Pulse: Chatter: Behind the Scenes

An homage upon an homage at the Art Museum

By all accounts, the Cézanne and Beyond exhibit that opens February 26th at the Philadelphia Museum of Art will be big — not only because it’s a Philly exclusive sure to fetch coveted tourism dollars and one that draws on collections from Malibu to Tokyo, but because it will be the first star-wattage show since the sudden death of the Museum’s director, Anne d’Harnoncourt, in June.
 
During d’Harnoncourt’s 26-year tenure, the Museum gained a reputation for VIP exhibits of smashing success, including a lauded Cézanne retrospective in 1995-’96. That show and the new exhibit were both organized by Museum curator Joseph J. Rishel — who also happened to be d’Harnoncourt’s husband.
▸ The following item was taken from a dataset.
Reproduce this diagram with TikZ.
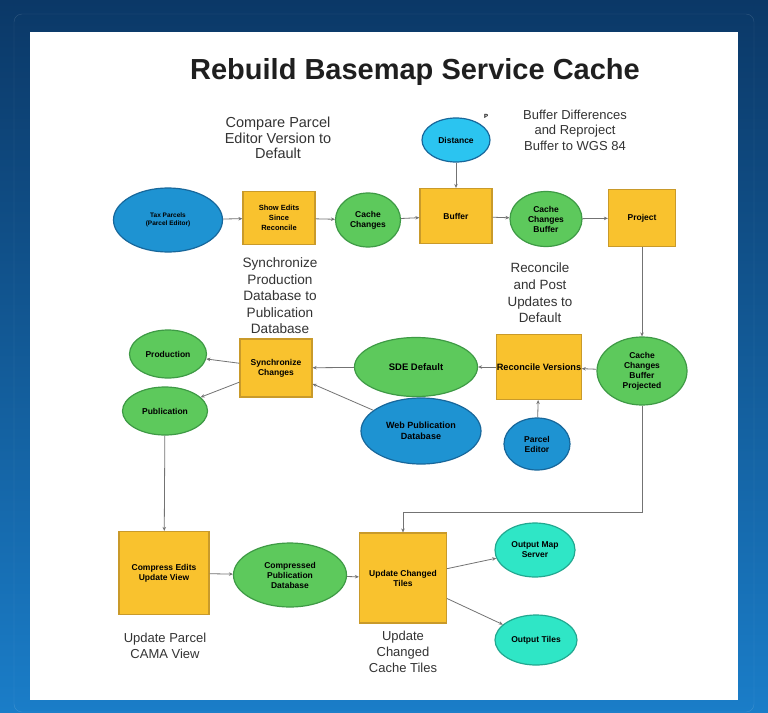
\documentclass[tikz,border=0pt]{standalone}
\usepackage{fontspec}
\setmainfont{Liberation Sans}
\usetikzlibrary{shapes.geometric}
\usetikzlibrary{arrows.meta}
\usepackage{xcolor}
\definecolor{toolfill}{HTML}{F9C22E}
\definecolor{tooledge}{HTML}{C99A2A}
\definecolor{datafill}{HTML}{5DC95C}
\definecolor{dataedge}{HTML}{3E9A45}
\definecolor{infill}{HTML}{1E93D2}
\definecolor{inedge}{HTML}{17679B}
\definecolor{parfill}{HTML}{2BC4F0}
\definecolor{outfill}{HTML}{2FE6C6}
\definecolor{outedge}{HTML}{22A890}
\definecolor{bgdark}{HTML}{0B3867}
\definecolor{bglight}{HTML}{1A7DC8}

\begin{document}
\begin{tikzpicture}[x=1pt, y=-1pt,
    tool/.style={draw=tooledge, fill=toolfill, line width=1.2pt, rectangle, inner sep=1pt, align=center, font=\fontsize{8.5}{10}\selectfont\bfseries},
    data/.style={draw=dataedge, fill=datafill, line width=1.2pt, ellipse, inner sep=0pt, align=center, font=\fontsize{8.5}{10}\selectfont\bfseries},
    input/.style={data, draw=inedge, fill=infill},
    output/.style={data, draw=outedge, fill=outfill},
    caption/.style={align=center, text=black!80, font=\fontsize{13}{16}\selectfont},
    conn/.style={-{Stealth[length=4pt,width=3.5pt]}, draw=black!55, line width=0.8pt}]
    % background and panel
    \useasboundingbox (0,0) rectangle (768,712);
    \shade[top color=bgdark, bottom color=bglight] (0,0) rectangle (768,712);
    \draw[white, opacity=0.15, rounded corners=8pt] (14,14) rectangle (754,712);
    \fill[white] (30,32) rectangle (738,700);

    \node[font=\fontsize{29}{33}\selectfont\bfseries, text=black!88] (title) at (415,72) {Rebuild Basemap Service Cache};

    % captions
    \node[caption, font=\fontsize{14.5}{15.5}\selectfont] (capcompare) at (278,138) {Compare Parcel\\Editor Version to\\Default};
    \node[caption, font=\fontsize{13}{15.5}\selectfont] (capbuffer) at (575,130) {Buffer Differences\\and Reproject\\Buffer to WGS 84};
    \node[caption, font=\fontsize{13.6}{16.5}\selectfont] (capsync) at (280,296) {Synchronize\\Production\\Database to\\Publication\\Database};
    \node[caption, font=\fontsize{13.4}{16.7}\selectfont] (capreconcile) at (540,293) {Reconcile\\and Post\\Updates to\\Default};
    \node[caption] (capcama) at (165,646) {Update Parcel\\CAMA View};
    \node[caption] (captiles) at (403,652) {Update\\Changed\\Cache Tiles};

    % first row
    \node[input, minimum width=109pt, minimum height=64pt, font=\fontsize{6.5}{8}\selectfont\bfseries] (parcels) at (168,220) {Tax Parcels\\(Parcel Editor)};
    \node[tool, minimum width=72pt, minimum height=53pt, font=\fontsize{7.5}{10}\selectfont\bfseries] (showedits) at (279,218) {Show Edits\\Since\\Reconcile};
    \node[data, minimum width=65pt, minimum height=54pt] (changes) at (368,220) {Cache\\Changes};
    \node[tool, minimum width=72pt, minimum height=55pt] (buffer) at (456,216) {Buffer};
    \node[input, fill=parfill, minimum width=68pt, minimum height=44pt] (distance) at (456,140) {Distance};
    \node[font=\fontsize{6}{7}\selectfont\bfseries] (pmark) at (486,116) {P};
    \node[data, minimum width=72pt, minimum height=55pt] (changesbuf) at (546,219) {Cache\\Changes\\Buffer};
    \node[tool, minimum width=67pt, minimum height=57pt] (project) at (642,218) {Project};

    % second row
    \node[data, minimum width=90pt, minimum height=68pt] (projected) at (642,371) {Cache\\Changes\\Buffer\\Projected};
    \node[tool, minimum width=82pt, minimum height=65pt, inner sep=0pt, font=\fontsize{9.2}{11}\selectfont\bfseries] (reconcile) at (539,367) {Reconcile Versions};
    \node[input, minimum width=66pt, minimum height=52pt] (editor) at (537,444) {Parcel\\Editor};
    \node[data, minimum width=123pt, minimum height=59pt, font=\fontsize{9.5}{11}\selectfont\bfseries] (sdedefault) at (416,367) {SDE Default};
    \node[input, minimum width=120pt, minimum height=66pt, font=\fontsize{9}{11}\selectfont\bfseries] (webpub) at (421,431) {Web Publication\\Database};
    \node[tool, minimum width=72pt, minimum height=58pt] (sync) at (276,368) {Synchronize\\Changes};
    \node[data, minimum width=77pt, minimum height=48pt] (production) at (168,354) {Production};
    \node[data, minimum width=85pt, minimum height=48pt] (publication) at (165,411) {Publication};

    % third row
    \node[tool, minimum width=90pt, minimum height=83pt] (compress) at (164,573) {Compress Edits\\Update View};
    \node[data, minimum width=113pt, minimum height=64pt] (compressed) at (290,575) {Compressed\\Publication\\Database};
    \node[tool, minimum width=87pt, minimum height=90pt] (update) at (403,578) {Update Changed\\Tiles};
    \node[output, minimum width=80pt, minimum height=54pt] (mapserver) at (535,550) {Output Map\\Server};
    \node[output, minimum width=82pt, minimum height=50pt] (outtiles) at (536,640) {Output Tiles};
    \coordinate (turn) at (642,512);

    % connectors
    \draw[conn] (parcels) -- (showedits);
    \draw[conn] (showedits) -- (changes);
    \draw[conn] (changes) -- (buffer);
    \draw[conn] (distance) -- (buffer);
    \draw[conn] (buffer) -- (changesbuf);
    \draw[conn] (changesbuf) -- (project);
    \draw[conn] (project) -- (projected);
    \draw[conn] (projected) -- (reconcile);
    \draw[conn] (editor) -- (reconcile);
    \draw[conn] (reconcile) -- (sdedefault);
    \draw[conn] (sdedefault) -- (sync);
    \draw[conn] (webpub) -- (sync);
    \draw[conn] (sync) -- (production);
    \draw[conn] (sync) -- (publication);
    \draw[conn] (publication) -- (compress);
    \draw[conn] (compress) -- (compressed);
    \draw[conn] (compressed) -- (update);
    \draw[conn] (projected.south) -- (turn) -| (update.north);
    \draw[conn] (update) -- (mapserver);
    \draw[conn] (update) -- (outtiles);
\end{tikzpicture}
\end{document}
They were married for 37 years.  
 
“Anne’s real heart was linking the past and the present,” says Rishel. “And this exhibit is totally the progeny of the 1996 show. In the making of that event, we saw that art can never be the same again after Cézanne.” Alongside more than 60 works by the French master are important pieces by artists he inspired. That the theme of artistic legacy echoes d’Harnoncourt’s own influence on the city wasn’t lost on Museum staffers, who dedicated the exhibit’s catalog to the late director: “Over the past several months … so many staff members have turned their grief into the affirmative work of bringing Cézanne and Beyond to a broad public.”
 
That public is expected to include visitors from around the world who’ll come to see the exhibit’s glamorous extras: an eight-foot-tall Matisse on loan from Paris; two Cézannes from the Hermitage in Moscow (including The Smoker); Steve Wynn’s La Rêve by Picasso. The sweet underpinnings of an homage to d’Harnoncourt is the extra that only Philly’s art lovers will be able to see.